→ Given exercise
Pictures in the data below are not part of the copy; transcribe everything else exactly.

##########

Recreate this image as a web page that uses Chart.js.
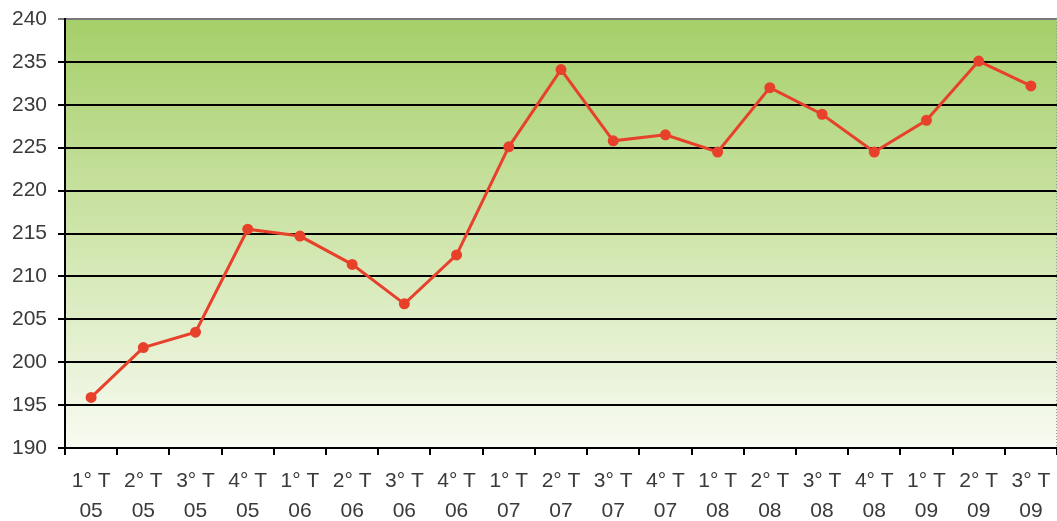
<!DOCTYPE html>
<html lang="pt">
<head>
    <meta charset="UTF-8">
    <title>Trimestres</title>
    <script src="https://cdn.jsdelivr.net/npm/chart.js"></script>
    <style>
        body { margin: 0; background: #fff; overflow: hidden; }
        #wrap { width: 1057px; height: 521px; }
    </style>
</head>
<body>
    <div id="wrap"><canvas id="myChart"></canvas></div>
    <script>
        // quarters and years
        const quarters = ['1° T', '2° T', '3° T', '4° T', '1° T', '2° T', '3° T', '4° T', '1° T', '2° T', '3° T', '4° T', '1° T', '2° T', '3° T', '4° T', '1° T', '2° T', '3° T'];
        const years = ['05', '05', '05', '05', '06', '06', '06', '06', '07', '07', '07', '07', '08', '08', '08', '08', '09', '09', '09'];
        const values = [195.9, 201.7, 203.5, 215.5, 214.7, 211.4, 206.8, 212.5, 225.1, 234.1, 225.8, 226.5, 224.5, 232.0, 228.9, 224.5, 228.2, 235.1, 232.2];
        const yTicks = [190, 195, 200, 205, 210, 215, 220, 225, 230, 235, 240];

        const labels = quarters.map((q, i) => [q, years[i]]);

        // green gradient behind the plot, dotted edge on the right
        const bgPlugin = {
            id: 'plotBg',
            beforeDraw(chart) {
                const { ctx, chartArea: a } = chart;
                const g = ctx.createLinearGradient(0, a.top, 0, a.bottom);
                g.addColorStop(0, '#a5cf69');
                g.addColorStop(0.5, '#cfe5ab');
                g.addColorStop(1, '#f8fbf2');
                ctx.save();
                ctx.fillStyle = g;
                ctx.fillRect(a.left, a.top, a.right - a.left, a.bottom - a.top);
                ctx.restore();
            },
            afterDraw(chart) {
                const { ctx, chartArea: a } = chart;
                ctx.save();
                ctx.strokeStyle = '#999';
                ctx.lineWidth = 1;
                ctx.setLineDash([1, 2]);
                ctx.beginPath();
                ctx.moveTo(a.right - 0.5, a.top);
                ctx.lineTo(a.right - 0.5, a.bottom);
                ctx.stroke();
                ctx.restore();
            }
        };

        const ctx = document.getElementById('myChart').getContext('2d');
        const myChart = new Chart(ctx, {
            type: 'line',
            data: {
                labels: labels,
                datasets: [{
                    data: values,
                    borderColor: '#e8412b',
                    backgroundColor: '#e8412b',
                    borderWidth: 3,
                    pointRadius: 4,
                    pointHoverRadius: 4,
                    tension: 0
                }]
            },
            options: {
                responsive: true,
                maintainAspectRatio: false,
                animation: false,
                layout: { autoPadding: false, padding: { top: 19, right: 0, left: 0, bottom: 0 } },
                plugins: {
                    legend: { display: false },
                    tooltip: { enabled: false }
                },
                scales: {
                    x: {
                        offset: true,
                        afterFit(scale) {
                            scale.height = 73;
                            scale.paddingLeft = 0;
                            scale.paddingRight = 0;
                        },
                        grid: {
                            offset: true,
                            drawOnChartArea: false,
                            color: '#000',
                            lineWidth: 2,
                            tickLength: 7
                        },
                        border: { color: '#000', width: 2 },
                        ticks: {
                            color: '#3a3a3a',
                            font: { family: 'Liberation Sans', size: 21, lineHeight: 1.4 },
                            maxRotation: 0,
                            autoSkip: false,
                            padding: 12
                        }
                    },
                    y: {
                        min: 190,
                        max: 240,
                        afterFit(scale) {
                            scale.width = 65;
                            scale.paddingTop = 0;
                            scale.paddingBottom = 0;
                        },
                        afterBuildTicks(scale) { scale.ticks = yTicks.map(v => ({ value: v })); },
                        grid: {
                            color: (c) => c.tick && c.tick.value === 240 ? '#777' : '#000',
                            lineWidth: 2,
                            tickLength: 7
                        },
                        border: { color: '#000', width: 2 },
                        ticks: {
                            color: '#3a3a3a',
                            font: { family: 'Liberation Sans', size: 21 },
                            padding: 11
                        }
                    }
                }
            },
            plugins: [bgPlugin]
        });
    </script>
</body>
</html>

##########

→ Full output
Recreate this image as a web page that uses Chart.js.
<!DOCTYPE html>
<html lang="pt">
<head>
    <meta charset="UTF-8">
    <title>Trimestres</title>
    <script src="https://cdn.jsdelivr.net/npm/chart.js"></script>
    <style>
        body { margin: 0; background: #fff; overflow: hidden; }
        #wrap { width: 1057px; height: 521px; }
    </style>
</head>
<body>
    <div id="wrap"><canvas id="myChart"></canvas></div>
    <script>
        // quarters and years
        const quarters = ['1° T', '2° T', '3° T', '4° T', '1° T', '2° T', '3° T', '4° T', '1° T', '2° T', '3° T', '4° T', '1° T', '2° T', '3° T', '4° T', '1° T', '2° T', '3° T'];
        const years = ['05', '05', '05', '05', '06', '06', '06', '06', '07', '07', '07', '07', '08', '08', '08', '08', '09', '09', '09'];
        const values = [195.9, 201.7, 203.5, 215.5, 214.7, 211.4, 206.8, 212.5, 225.1, 234.1, 225.8, 226.5, 224.5, 232.0, 228.9, 224.5, 228.2, 235.1, 232.2];
        const yTicks = [190, 195, 200, 205, 210, 215, 220, 225, 230, 235, 240];

        const labels = quarters.map((q, i) => [q, years[i]]);

        // green gradient behind the plot, dotted edge on the right
        const bgPlugin = {
            id: 'plotBg',
            beforeDraw(chart) {
                const { ctx, chartArea: a } = chart;
                const g = ctx.createLinearGradient(0, a.top, 0, a.bottom);
                g.addColorStop(0, '#a5cf69');
                g.addColorStop(0.5, '#cfe5ab');
                g.addColorStop(1, '#f8fbf2');
                ctx.save();
                ctx.fillStyle = g;
                ctx.fillRect(a.left, a.top, a.right - a.left, a.bottom - a.top);
                ctx.restore();
            },
            afterDraw(chart) {
                const { ctx, chartArea: a } = chart;
                ctx.save();
                ctx.strokeStyle = '#999';
                ctx.lineWidth = 1;
                ctx.setLineDash([1, 2]);
                ctx.beginPath();
                ctx.moveTo(a.right - 0.5, a.top);
                ctx.lineTo(a.right - 0.5, a.bottom);
                ctx.stroke();
                ctx.restore();
            }
        };

        const ctx = document.getElementById('myChart').getContext('2d');
        const myChart = new Chart(ctx, {
            type: 'line',
            data: {
                labels: labels,
                datasets: [{
                    data: values,
                    borderColor: '#e8412b',
                    backgroundColor: '#e8412b',
                    borderWidth: 3,
                    pointRadius: 4,
                    pointHoverRadius: 4,
                    tension: 0
                }]
            },
            options: {
                responsive: true,
                maintainAspectRatio: false,
                animation: false,
                layout: { autoPadding: false, padding: { top: 19, right: 0, left: 0, bottom: 0 } },
                plugins: {
                    legend: { display: false },
                    tooltip: { enabled: false }
                },
                scales: {
                    x: {
                        offset: true,
                        afterFit(scale) {
                            scale.height = 73;
                            scale.paddingLeft = 0;
                            scale.paddingRight = 0;
                        },
                        grid: {
                            offset: true,
                            drawOnChartArea: false,
                            color: '#000',
                            lineWidth: 2,
                            tickLength: 7
                        },
                        border: { color: '#000', width: 2 },
                        ticks: {
                            color: '#3a3a3a',
                            font: { family: 'Liberation Sans', size: 21, lineHeight: 1.4 },
                            maxRotation: 0,
                            autoSkip: false,
                            padding: 12
                        }
                    },
                    y: {
                        min: 190,
                        max: 240,
                        afterFit(scale) {
                            scale.width = 65;
                            scale.paddingTop = 0;
                            scale.paddingBottom = 0;
                        },
                        afterBuildTicks(scale) { scale.ticks = yTicks.map(v => ({ value: v })); },
                        grid: {
                            color: (c) => c.tick && c.tick.value === 240 ? '#777' : '#000',
                            lineWidth: 2,
                            tickLength: 7
                        },
                        border: { color: '#000', width: 2 },
                        ticks: {
                            color: '#3a3a3a',
                            font: { family: 'Liberation Sans', size: 21 },
                            padding: 11
                        }
                    }
                }
            },
            plugins: [bgPlugin]
        });
    </script>
</body>
</html>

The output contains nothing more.